(GIVEN TASK):
Below are the records; copy each line in them that holds the word "this".

(DATASET ENTRIES):
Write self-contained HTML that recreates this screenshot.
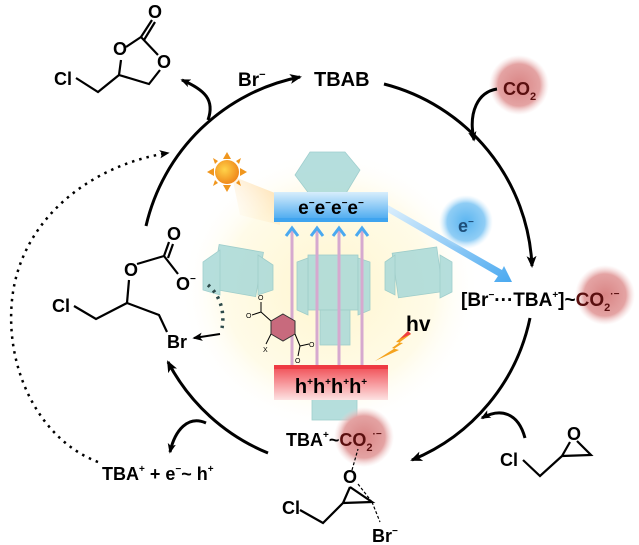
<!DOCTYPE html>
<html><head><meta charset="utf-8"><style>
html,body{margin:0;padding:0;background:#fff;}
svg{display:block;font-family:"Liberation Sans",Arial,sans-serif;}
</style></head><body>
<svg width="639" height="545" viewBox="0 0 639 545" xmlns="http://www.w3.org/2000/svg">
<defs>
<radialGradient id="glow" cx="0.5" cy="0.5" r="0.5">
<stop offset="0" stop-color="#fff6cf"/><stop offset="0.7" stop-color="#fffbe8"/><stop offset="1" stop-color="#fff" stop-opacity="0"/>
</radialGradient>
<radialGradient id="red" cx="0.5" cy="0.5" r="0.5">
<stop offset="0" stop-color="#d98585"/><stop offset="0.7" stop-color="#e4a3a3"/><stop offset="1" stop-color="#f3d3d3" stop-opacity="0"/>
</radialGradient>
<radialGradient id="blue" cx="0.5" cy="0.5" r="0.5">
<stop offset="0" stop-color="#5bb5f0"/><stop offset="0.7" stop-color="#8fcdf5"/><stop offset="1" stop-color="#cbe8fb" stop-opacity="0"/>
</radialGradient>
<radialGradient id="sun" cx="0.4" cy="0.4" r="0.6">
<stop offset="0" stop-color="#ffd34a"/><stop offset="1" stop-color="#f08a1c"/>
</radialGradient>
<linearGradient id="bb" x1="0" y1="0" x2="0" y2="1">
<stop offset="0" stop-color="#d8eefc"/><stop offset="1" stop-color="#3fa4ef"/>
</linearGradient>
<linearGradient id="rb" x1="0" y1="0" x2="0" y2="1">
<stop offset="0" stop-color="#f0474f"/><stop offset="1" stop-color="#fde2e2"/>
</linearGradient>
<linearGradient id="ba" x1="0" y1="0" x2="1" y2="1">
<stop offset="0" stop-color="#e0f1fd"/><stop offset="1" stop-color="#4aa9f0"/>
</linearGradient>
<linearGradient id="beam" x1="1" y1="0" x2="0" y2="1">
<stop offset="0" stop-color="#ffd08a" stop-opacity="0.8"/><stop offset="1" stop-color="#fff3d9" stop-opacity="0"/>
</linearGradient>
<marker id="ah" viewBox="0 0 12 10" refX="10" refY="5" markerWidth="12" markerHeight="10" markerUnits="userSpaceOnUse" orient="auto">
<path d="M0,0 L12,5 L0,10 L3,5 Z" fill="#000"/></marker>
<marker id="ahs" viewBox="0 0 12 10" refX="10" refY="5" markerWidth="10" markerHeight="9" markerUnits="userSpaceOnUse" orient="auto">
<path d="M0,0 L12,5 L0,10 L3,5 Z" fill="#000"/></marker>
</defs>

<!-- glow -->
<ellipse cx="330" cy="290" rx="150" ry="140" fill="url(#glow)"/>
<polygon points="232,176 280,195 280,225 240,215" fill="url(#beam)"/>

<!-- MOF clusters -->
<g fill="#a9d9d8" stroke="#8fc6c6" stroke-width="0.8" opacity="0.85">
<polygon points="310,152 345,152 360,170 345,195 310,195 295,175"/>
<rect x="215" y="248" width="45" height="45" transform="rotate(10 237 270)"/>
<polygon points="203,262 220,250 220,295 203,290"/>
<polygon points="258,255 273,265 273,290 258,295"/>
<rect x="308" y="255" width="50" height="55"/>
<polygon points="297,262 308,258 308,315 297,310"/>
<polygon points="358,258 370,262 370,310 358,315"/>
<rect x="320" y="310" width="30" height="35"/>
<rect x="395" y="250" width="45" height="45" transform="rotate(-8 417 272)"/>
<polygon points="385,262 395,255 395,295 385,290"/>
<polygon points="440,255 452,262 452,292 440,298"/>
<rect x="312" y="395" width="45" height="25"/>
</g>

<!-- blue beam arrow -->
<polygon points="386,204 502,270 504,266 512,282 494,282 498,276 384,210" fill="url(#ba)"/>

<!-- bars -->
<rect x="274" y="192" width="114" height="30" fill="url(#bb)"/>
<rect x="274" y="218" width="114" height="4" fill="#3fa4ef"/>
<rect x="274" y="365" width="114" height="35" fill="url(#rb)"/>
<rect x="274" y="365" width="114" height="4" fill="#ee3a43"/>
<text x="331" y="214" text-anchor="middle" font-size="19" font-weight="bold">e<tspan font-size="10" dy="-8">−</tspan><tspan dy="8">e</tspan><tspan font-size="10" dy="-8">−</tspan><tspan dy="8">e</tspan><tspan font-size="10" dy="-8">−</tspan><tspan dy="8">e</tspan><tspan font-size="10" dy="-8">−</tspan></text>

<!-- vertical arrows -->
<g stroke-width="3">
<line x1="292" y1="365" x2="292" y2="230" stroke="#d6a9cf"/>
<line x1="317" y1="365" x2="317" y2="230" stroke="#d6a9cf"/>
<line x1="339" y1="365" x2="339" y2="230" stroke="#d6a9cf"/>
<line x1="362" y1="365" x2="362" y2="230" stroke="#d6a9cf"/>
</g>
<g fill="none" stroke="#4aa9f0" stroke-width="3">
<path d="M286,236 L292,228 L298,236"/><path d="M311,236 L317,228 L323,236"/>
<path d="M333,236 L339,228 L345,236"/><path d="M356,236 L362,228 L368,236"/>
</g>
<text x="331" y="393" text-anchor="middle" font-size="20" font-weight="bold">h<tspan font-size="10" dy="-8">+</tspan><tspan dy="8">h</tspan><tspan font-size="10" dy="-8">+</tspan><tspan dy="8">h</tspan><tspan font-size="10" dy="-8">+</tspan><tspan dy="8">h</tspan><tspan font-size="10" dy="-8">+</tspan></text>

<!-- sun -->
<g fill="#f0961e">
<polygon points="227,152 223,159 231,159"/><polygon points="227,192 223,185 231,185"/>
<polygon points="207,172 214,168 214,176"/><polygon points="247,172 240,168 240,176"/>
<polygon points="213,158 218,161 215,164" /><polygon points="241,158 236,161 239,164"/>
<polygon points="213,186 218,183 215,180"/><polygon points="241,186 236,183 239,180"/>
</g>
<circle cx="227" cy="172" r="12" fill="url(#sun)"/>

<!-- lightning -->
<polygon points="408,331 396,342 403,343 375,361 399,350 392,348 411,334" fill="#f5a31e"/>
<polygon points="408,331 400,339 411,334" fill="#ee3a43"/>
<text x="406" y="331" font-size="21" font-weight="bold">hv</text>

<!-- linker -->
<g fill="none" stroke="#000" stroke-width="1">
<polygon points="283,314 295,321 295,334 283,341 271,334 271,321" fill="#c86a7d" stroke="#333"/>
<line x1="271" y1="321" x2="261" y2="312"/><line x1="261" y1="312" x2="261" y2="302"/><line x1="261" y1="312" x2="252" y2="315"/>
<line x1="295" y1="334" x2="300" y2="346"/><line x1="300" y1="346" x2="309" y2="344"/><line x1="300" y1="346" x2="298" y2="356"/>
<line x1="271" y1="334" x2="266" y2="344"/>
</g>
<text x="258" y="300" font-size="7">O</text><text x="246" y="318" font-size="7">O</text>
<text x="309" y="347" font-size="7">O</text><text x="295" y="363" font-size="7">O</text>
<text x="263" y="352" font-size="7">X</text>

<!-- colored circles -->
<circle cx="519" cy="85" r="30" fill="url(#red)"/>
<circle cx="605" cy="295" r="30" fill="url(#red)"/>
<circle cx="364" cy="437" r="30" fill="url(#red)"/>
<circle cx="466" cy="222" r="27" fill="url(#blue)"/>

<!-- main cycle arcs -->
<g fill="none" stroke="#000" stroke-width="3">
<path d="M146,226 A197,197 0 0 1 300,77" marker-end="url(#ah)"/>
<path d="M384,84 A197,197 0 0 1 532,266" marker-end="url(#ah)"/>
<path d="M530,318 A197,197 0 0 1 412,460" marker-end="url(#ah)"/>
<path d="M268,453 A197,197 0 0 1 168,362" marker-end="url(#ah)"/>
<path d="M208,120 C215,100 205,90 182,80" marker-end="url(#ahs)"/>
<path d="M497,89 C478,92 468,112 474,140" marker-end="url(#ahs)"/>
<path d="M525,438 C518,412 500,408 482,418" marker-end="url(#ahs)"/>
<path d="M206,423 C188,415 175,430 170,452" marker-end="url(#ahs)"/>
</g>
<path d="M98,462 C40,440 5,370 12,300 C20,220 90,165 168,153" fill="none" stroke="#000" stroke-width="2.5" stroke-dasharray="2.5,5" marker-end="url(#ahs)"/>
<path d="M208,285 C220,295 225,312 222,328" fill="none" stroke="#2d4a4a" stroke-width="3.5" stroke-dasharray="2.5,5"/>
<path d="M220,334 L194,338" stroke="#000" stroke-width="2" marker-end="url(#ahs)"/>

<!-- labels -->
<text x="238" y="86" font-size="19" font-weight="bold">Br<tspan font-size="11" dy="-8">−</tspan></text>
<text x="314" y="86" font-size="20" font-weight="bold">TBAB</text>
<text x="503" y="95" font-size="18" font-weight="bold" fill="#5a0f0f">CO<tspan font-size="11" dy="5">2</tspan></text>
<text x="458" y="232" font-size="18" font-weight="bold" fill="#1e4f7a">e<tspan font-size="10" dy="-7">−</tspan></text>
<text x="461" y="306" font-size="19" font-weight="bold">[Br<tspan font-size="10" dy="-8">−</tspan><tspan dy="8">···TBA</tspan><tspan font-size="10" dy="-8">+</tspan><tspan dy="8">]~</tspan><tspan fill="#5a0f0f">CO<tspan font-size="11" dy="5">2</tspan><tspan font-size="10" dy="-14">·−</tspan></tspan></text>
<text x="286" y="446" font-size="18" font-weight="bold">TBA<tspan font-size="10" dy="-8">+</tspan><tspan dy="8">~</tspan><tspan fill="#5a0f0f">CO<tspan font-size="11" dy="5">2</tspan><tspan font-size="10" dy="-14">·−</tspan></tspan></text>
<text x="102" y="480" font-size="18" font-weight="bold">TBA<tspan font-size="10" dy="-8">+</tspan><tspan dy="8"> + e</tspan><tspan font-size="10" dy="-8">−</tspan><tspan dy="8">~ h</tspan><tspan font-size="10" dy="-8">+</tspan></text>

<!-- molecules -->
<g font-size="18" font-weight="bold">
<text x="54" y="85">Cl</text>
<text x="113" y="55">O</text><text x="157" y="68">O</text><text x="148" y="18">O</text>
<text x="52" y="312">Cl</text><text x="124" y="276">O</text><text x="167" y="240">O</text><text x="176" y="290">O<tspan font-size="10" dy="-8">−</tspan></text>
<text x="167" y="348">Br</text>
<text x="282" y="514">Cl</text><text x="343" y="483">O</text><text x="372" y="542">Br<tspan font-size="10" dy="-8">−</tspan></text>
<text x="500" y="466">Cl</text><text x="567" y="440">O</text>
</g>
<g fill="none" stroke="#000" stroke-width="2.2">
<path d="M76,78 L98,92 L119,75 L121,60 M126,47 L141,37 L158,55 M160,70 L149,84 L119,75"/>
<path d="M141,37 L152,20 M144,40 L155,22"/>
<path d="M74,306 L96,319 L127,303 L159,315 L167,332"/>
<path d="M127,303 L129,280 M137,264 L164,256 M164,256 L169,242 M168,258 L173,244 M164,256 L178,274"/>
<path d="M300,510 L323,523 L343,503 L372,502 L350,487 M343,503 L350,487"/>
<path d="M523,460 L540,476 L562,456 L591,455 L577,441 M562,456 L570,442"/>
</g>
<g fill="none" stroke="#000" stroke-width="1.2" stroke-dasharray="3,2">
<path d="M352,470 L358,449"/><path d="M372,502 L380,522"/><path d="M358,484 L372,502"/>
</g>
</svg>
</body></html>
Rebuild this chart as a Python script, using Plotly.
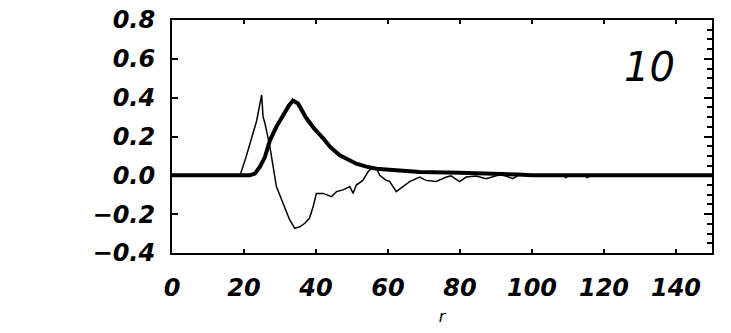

(SOLVED PROBLEM):
Write self-contained HTML that recreates this screenshot.
Rebuild this chart as a Python script, using Plotly.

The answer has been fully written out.